Almost all plant species are known to have cross-breeds that sometimes produce infertile offspring. Now for the first time the team, led by the French National Institute for Agricultural  research, INRA-Versailles, has identified a simple genetic mechanism that may explain why this happens. Professor Malcolm Bennett, Biology Director for the Centre for Plant Integrative Biology and Head of Division of Plant and Crop Sciences at The University of Nottingham said: “As plants evolve, their genes may get copied, moved around the genome, and inactivated. This will reduce the possibilities for fertile cross-breeds and, over time, may result in the emergence of distinct species. We’re delighted that this study demonstrates this process in action.”
The study explains why the offspring of some cross-breeds are not viable and indicates a potential mechanism for the formation of sub species in supposedly identical populations. The researchers, specialists in the genetics of the model plant Arabidopsis thaliana, first noted that offspring of the cross between two of the plant’s natural strains, Columbia (Col) and Cape Verde Island (Cvi), did not fully obey Mendel’s Laws of Inheritance. Researchers found that in specific genetic combinations of two parent genomes, some did not produce offspring at all.

Further investigation showed that a gene called HPA is carried by chromosome 1 in the Cvi strain, but in the Col strain a second copy is also found on chromosome 5. As the Col strain evolved, the copy of HPA on chromosome 1 became inactive. As a result, the two strains of Arabidopsis now have their functional HPA genes on different chromosomes. The HPA gene is responsible for the production of histidine, an essential amino acid that is necessary for reproduction to take place.

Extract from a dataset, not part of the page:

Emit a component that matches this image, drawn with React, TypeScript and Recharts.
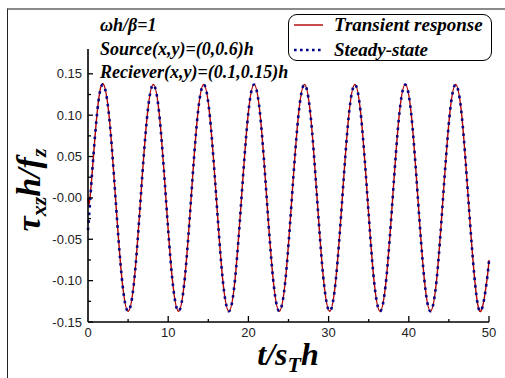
import React from "react";
import { LineChart, Line, XAxis, YAxis } from "recharts";

// t / (s_T h)
const time = [
  0, 0.29, 1.08, 1.86, 2.65, 3.43, 4.22, 5.0, 5.79, 6.57, 7.36, 8.14, 8.93, 9.71,
  10.5, 11.29, 12.07, 12.86, 13.64, 14.43, 15.21, 16.0, 16.78, 17.57, 18.35, 19.14,
  19.93, 20.71, 21.5, 22.28, 23.07, 23.85, 24.64, 25.42, 26.21, 26.99, 27.78, 28.56,
  29.35, 30.14, 30.92, 31.71, 32.49, 33.28, 34.06, 34.85, 35.63, 36.42, 37.2, 37.99,
  38.77, 39.56, 40.35, 41.13, 41.92, 42.7, 43.49, 44.27, 45.06, 45.84, 46.63, 47.41,
  48.2, 48.98, 49.77, 50
];

const transientResponse = [
  0, 0.004, 0.097, 0.138, 0.097, 0, -0.097, -0.137, -0.097, 0, 0.097, 0.137, 0.097, 0,
  -0.097, -0.137, -0.097, 0, 0.097, 0.137, 0.097, 0, -0.097, -0.137, -0.097, 0,
  0.097, 0.137, 0.097, 0, -0.097, -0.137, -0.097, 0, 0.097, 0.137, 0.097, 0,
  -0.097, -0.137, -0.097, 0, 0.097, 0.137, 0.097, 0, -0.097, -0.137, -0.097, 0,
  0.097, 0.137, 0.097, 0, -0.097, -0.137, -0.097, 0, 0.097, 0.137, 0.097, 0,
  -0.097, -0.137, -0.097, -0.075
];

const steadyState = [
  -0.039, 0, 0.097, 0.137, 0.097, 0, -0.097, -0.137, -0.097, 0, 0.097, 0.137, 0.097, 0,
  -0.097, -0.137, -0.097, 0, 0.097, 0.137, 0.097, 0, -0.097, -0.137, -0.097, 0,
  0.097, 0.137, 0.097, 0, -0.097, -0.137, -0.097, 0, 0.097, 0.137, 0.097, 0,
  -0.097, -0.137, -0.097, 0, 0.097, 0.137, 0.097, 0, -0.097, -0.137, -0.097, 0,
  0.097, 0.137, 0.097, 0, -0.097, -0.137, -0.097, 0, 0.097, 0.137, 0.097, 0,
  -0.097, -0.137, -0.097, -0.075
];

const xTicks = [0, 5, 10, 15, 20, 25, 30, 35, 40, 45, 50];
const xTickLabels = ["0", "", "10", "", "20", "", "30", "", "40", "", "50"];
const yTicks = [-0.15, -0.125, -0.1, -0.075, -0.05, -0.025, 0, 0.025, 0.05, 0.075, 0.1, 0.125, 0.15];
const yTickLabels = ["-0.15", "", "-0.10", "", "-0.05", "", "-0.00", "", "0.05", "", "0.10", "", "0.15"];

const data = time.map((t, i) => ({
  t,
  transient: transientResponse[i],
  steady: steadyState[i]
}));

const tickFont = "'Liberation Sans', Arial, sans-serif";
const serif = "'Liberation Serif', 'Times New Roman', serif";

function XTick({ x, y, payload }: any) {
  const i = xTicks.findIndex((v) => Math.abs(v - payload.value) < 1e-6);
  const label = i >= 0 ? xTickLabels[i] : "";
  const axisY = y - 6;
  return (
    <g>
      {payload.value !== 0 && (
        <line x1={x} x2={x} y1={axisY} y2={axisY - (label ? 6 : 3)} stroke="#000" strokeWidth={1.3} />
      )}
      {label && (
        <text x={x} y={y} dy="0.71em" textAnchor="middle" fontSize={13} fontFamily={tickFont} fill="#222">
          {label}
        </text>
      )}
    </g>
  );
}

function YTick({ x, y, payload }: any) {
  const i = yTicks.findIndex((v) => Math.abs(v - payload.value) < 1e-6);
  const label = i >= 0 ? yTickLabels[i] : "";
  const axisX = x + 6;
  return (
    <g>
      <line x1={axisX} x2={axisX + (label ? 5 : 3)} y1={y} y2={y} stroke="#000" strokeWidth={1.3} />
      {label && (
        <text x={x} y={y} dy="0.35em" textAnchor="end" fontSize={13} fontFamily={tickFont} fill="#222">
          {label}
        </text>
      )}
    </g>
  );
}

export default function App() {
  return (
    <div style={{ position: "fixed", left: 0, top: 0, width: 505, height: 378, background: "#fff", overflow: "hidden" }}>
      <div
        style={{
          position: "absolute",
          left: 7,
          top: 8,
          width: 505,
          height: 378,
          borderTop: "2px solid #8a8a8a",
          borderLeft: "1.5px solid #222"
        }}
      />
      <div style={{ position: "absolute", left: 0, top: 0 }}>
        <LineChart width={505} height={378} data={data} margin={{ top: 49, right: 16, bottom: 0, left: 0 }}>
          <XAxis
            dataKey="t"
            type="number"
            domain={[0, 50]}
            ticks={xTicks}
            interval={0}
            height={56}
            tickSize={0}
            tickMargin={6}
            tickLine={false}
            tick={<XTick />}
            axisLine={{ stroke: "#000", strokeWidth: 1.6 }}
          />
          <YAxis
            type="number"
            domain={[-0.15, 0.18]}
            allowDataOverflow
            ticks={yTicks}
            interval={0}
            width={88}
            tickSize={0}
            tickMargin={6}
            tickLine={false}
            tick={<YTick />}
            axisLine={{ stroke: "#000", strokeWidth: 1.6 }}
          />
          <Line
            type="natural"
            dataKey="transient"
            stroke="#b00000"
            strokeWidth={1.4}
            dot={false}
            isAnimationActive={false}
          />
          <Line
            type="natural"
            dataKey="steady"
            stroke="#00008b"
            strokeWidth={2.6}
            strokeDasharray="2.6 5"
            dot={false}
            isAnimationActive={false}
          />
        </LineChart>
      </div>
      <svg width={505} height={378} style={{ position: "absolute", left: 0, top: 0, pointerEvents: "none" }}>
        <g fontFamily={serif} fontWeight="bold" fontStyle="italic" fontSize={18} fill="#000">
          <text x={100} y={31}>ωh/β=1</text>
          <text x={100} y={55}>Source(x,y)=(0,0.6)h</text>
          <text x={100} y={78}>Reciever(x,y)=(0.1,0.15)h</text>
        </g>
        <text
          x={40}
          y={190}
          transform="rotate(-90 40 190)"
          textAnchor="middle"
          fontFamily={serif}
          fontWeight="bold"
          fontStyle="italic"
          fontSize={34}
          fill="#000"
        >
          τ<tspan fontSize={22} dy={6}>xz</tspan>
          <tspan dy={-6}>h/f</tspan>
          <tspan fontSize={22} dy={6}>z</tspan>
        </text>
        <text x={288} y={365} textAnchor="middle" fontFamily={serif} fontWeight="bold" fontStyle="italic" fontSize={32} fill="#000">
          t/s<tspan fontSize={22} dy={7}>T</tspan>
          <tspan dy={-7}>h</tspan>
        </text>
      </svg>
      <div
        style={{
          position: "absolute",
          left: 288,
          top: 14,
          width: 204,
          height: 47,
          boxSizing: "border-box",
          border: "1.2px solid #000",
          borderRadius: 9,
          background: "#fff"
        }}
      >
        <svg width={204} height={52} style={{ position: "absolute", left: -1, top: -1, overflow: "visible" }}>
          <line x1={6} x2={35} y1={11} y2={11} stroke="#b00000" strokeWidth={1.4} />
          <line x1={6} x2={35} y1={36} y2={36} stroke="#00008b" strokeWidth={2.6} strokeDasharray="2.6 3.4" />
          <g fontFamily={serif} fontWeight="bold" fontStyle="italic" fontSize={19} fill="#000">
            <text x={46} y={17}>Transient response</text>
            <text x={46} y={42}>Steady-state</text>
          </g>
        </svg>
      </div>
    </div>
  );
}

Embryos that inherit one inactive HPA gene from chromosome 1 of a Cvi parent and another from chromosome 5 of a Col parent cannot produce histidine and fail to develop. If the gene isn’t present the two different strains become incompatible, making it impossible for parent plants to produce offspring. Researchers were able to confirm this after observing that plants watered with a histidine solution were able to produce embryos that developed normally. The results from this study have been published in Science.